Born 6 May 1821 at Chambersburg, Pa., Edmund Ross Colhoun was appointed a midshipman 1 April 1839. He served during the Mexican War with Commodores Conner and Perry at Alvarado and Tabasco. During the Civil War he served on both the North and South Atlantic Blockading Squadrons, had command of the monitor Weehawken, and was commended for his participation in the bombardment and capture of Fort Fisher, N.C., from December 1864 to January 1865. He commanded the South Pacific Station (1874-5), Mare Island Navy Yard (1877-81), and retired from the Navy 5 May 1883. Rear Admiral Colhoun died 17 February 1897.
(DD-801: dp. 2,050; l. 376'6"; b. 39'8"; dr. 17'9"; cpl. 320; a. 5 5", 10 21" tt, 6 dcp., 2 dct; cl. Fletcher)
The second Colhoun (DD-801) was launched 10 April 1944 by Todd-Pacific Shipbuilding Corp., Seattle, Wash.; sponsored by Captain K. K. Johnson, WAC; and commissioned 8 July 1944, Commander G. R. Wilson in command.
Colhoun arrived at Pearl Harbor 10 October 1944 for training and patrol duty. Arriving off Iwo Jima 19 February 1945, she screened transports, served as radar picket and gave fire support for the invasion. On 1 March she was hit by a salvo from heavy enemy batteries ashore, which killed one man and injured 16. After repairs at Saipan, Colhoun sailed for Okinawa, arriving 31 March for radar picket duty.
At 1530 on 6 April 1945 during the first heavy kamikaze raid Colhoun received a request for help from Bush (DD-529) and sped to her aid. Interposing her guns between the crippled Bush and the attacking suicide planes, Colhoun downed three planes before a kamikaze crashed into the 40mm. mount scattering flaming wreckage across the ship and dropping a bomb into the after fireroom where it exploded. Retaining power and using emergency steering, Colhoun awaited the next attacking trio, splashing the first two and taking the third on the starboard side.
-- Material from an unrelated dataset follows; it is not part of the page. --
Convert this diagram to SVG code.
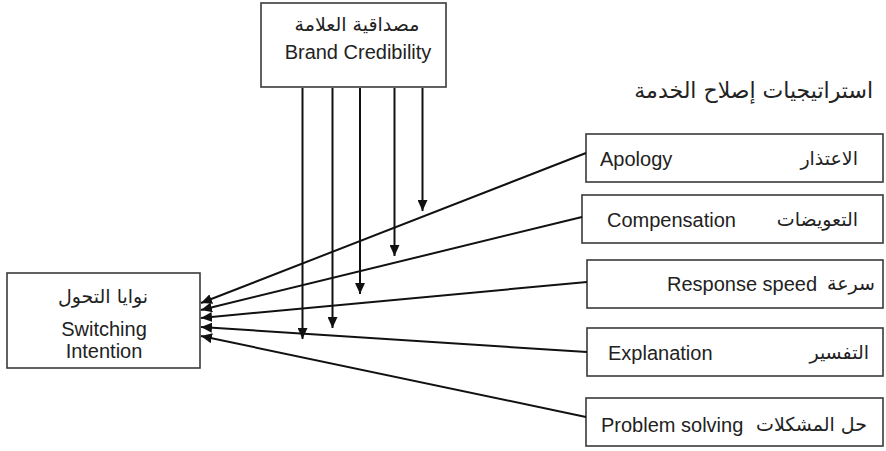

The bomb from the suicide plane exploded, breaking Colhoun's keel, piercing both boilers, ripping a 20' by 4' hole below the waterline and starting oil and electric fires. Operating the remaining guns manually, Colhoun gamely faced yet another wave of three attackers splashing one, damaging another, and taking the third suicide plane aboard aft. This airplane's bomb bounced overboard and exploded, adding another 3' hole to allow more flooding. Colhoun valiantly struggled to stay afloat, but a final suicide plane crashed into the bridge in a mass of flames. At 1800 LCS-48 took off all but a skeleton crew which remained on board while a tug attempted to tow Colhoun to Okinawa. Heavy listing, uncontrolled flooding, and fires made it impossible to save her and she was sunk by gunfire from Cassin Young at 27° 16' N., 127°48' E. Her casualties were 32 killed and 23 wounded, two of whom later died.
Colhoun received one battle star for World War II service.